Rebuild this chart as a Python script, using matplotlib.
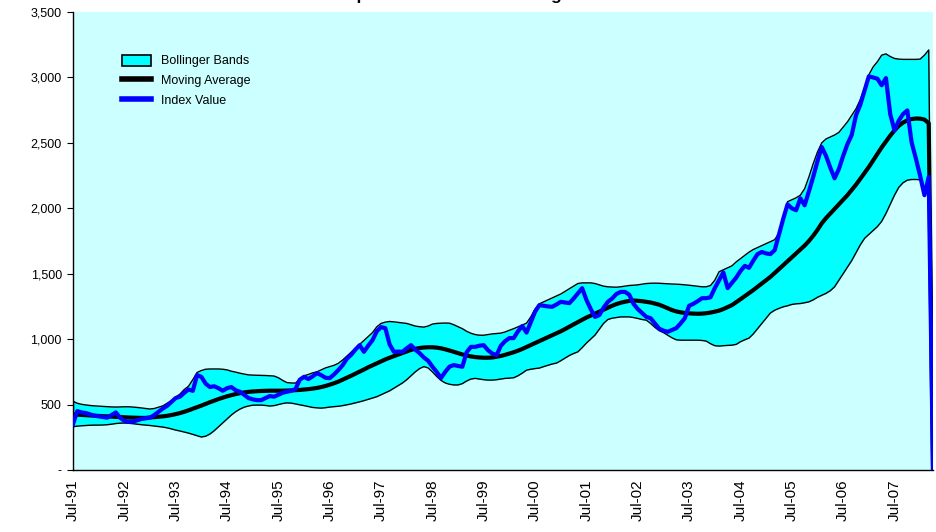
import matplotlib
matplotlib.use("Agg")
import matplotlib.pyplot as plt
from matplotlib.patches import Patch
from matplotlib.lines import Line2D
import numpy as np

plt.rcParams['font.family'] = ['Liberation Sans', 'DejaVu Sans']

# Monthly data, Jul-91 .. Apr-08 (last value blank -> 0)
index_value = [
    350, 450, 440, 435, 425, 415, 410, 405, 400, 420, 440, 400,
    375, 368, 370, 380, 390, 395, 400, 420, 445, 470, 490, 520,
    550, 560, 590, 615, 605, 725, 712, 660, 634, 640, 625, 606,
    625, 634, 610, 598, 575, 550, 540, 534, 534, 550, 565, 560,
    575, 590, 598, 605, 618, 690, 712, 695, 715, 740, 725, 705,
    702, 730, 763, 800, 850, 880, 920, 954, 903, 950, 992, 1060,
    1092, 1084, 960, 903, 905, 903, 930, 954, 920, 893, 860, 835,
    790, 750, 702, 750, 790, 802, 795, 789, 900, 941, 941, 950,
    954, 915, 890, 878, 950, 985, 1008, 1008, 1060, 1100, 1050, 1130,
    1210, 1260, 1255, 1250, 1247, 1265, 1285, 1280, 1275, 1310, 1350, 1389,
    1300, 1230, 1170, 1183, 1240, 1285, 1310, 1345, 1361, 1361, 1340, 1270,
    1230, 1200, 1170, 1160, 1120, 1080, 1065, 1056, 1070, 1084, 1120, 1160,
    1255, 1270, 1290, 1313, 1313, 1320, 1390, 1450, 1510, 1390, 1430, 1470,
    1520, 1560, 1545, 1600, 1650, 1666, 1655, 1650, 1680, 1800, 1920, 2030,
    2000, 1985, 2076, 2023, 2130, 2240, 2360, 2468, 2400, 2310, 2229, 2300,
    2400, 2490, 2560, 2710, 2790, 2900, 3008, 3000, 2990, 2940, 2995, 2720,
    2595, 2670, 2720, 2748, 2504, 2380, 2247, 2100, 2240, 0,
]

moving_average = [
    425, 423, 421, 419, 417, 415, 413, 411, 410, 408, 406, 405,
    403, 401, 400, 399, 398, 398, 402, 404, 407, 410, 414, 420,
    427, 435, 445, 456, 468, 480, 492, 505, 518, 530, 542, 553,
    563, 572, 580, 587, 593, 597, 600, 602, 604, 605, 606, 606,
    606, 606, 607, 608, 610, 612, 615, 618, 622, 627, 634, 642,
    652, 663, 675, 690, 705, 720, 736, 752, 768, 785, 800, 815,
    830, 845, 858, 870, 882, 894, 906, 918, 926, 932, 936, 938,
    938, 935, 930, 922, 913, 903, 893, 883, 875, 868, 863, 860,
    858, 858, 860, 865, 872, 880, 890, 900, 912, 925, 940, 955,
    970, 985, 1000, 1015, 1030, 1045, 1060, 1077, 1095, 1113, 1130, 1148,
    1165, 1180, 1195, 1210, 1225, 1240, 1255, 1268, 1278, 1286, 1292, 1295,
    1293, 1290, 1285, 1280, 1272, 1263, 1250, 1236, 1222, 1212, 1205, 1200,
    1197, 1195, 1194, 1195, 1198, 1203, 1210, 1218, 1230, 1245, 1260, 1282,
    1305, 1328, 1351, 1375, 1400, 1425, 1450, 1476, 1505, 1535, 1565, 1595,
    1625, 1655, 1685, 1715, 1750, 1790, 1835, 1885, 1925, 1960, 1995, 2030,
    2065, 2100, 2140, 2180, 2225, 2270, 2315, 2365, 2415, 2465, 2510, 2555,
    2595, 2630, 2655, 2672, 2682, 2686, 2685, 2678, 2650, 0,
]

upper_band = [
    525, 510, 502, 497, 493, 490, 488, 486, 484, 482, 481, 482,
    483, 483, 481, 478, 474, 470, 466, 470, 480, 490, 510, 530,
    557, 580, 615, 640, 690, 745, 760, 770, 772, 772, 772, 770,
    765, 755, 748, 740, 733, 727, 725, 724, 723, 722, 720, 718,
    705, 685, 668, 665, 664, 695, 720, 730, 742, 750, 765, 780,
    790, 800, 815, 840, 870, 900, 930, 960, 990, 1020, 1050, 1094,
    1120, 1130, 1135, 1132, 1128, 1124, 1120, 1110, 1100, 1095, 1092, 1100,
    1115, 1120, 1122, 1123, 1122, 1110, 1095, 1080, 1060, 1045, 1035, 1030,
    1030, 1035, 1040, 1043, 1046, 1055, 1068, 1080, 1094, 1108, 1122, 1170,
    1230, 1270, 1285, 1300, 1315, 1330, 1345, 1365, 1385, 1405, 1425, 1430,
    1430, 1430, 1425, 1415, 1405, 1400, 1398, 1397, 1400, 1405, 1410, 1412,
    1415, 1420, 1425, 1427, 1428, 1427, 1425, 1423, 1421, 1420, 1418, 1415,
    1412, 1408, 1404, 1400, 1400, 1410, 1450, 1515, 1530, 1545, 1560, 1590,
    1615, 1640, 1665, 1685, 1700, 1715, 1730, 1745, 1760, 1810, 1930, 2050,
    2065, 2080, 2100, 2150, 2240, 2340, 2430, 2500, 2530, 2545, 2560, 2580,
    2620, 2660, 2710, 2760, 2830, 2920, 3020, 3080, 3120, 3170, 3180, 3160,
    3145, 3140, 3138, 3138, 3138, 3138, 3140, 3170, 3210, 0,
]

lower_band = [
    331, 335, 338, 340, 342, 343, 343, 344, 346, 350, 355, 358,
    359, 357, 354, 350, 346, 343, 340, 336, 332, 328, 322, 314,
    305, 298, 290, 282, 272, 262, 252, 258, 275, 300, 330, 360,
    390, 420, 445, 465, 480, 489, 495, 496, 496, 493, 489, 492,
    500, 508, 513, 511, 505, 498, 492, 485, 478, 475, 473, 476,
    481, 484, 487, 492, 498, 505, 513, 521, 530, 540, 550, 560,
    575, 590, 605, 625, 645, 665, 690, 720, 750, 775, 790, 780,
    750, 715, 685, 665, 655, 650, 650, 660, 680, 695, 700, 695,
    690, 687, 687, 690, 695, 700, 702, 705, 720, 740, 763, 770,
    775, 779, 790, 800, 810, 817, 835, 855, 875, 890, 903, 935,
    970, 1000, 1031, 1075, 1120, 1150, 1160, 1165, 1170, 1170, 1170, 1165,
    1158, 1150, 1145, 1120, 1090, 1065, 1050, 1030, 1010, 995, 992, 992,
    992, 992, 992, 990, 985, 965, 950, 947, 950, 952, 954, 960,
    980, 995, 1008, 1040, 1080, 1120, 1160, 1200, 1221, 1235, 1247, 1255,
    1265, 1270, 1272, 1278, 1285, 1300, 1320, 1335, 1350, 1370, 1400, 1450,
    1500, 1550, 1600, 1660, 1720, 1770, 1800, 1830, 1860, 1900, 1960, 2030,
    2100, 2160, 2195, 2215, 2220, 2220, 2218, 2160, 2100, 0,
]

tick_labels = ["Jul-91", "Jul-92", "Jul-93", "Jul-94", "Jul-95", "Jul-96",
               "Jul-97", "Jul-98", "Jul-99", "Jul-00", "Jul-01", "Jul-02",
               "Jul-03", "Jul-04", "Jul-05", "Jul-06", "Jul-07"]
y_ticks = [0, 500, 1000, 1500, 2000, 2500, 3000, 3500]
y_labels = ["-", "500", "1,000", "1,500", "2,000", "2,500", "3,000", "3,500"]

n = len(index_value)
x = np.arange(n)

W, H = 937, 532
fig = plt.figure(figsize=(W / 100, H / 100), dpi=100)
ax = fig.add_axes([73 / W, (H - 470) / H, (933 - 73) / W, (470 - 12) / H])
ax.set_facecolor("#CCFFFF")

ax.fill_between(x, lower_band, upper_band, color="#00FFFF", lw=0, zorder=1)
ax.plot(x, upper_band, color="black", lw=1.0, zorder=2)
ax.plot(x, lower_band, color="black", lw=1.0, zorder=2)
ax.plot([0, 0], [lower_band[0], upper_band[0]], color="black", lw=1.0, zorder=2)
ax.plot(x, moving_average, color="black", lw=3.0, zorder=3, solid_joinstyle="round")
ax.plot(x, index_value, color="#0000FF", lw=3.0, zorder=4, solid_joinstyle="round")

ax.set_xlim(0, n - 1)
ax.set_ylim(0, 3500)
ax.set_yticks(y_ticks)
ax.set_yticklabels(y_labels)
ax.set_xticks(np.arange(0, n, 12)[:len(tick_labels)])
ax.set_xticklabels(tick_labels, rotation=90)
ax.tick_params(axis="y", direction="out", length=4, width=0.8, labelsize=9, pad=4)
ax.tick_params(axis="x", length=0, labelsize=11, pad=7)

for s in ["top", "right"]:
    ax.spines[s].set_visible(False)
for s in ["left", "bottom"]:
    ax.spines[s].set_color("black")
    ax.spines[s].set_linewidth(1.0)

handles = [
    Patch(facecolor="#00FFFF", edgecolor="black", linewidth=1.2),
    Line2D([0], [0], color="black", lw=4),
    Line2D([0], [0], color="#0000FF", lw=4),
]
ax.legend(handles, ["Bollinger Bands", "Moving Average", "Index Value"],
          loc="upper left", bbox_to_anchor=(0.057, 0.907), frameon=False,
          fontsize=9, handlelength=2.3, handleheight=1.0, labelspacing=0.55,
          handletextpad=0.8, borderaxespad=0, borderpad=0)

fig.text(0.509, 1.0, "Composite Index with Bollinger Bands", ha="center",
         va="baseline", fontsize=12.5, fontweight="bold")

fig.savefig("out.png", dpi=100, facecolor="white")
# # #
» **SHORT PROBLEM**
Go from the first line of the data above to the line containing "plt.rcParams['font.family'] = ['Liberation" and retype exactly those lines, both included, but none of the pictures.

» **THE OUTPUT**
Rebuild this chart as a Python script, using matplotlib.
import matplotlib
matplotlib.use("Agg")
import matplotlib.pyplot as plt
from matplotlib.patches import Patch
from matplotlib.lines import Line2D
import numpy as np

plt.rcParams['font.family'] = ['Liberation Sans', 'DejaVu Sans']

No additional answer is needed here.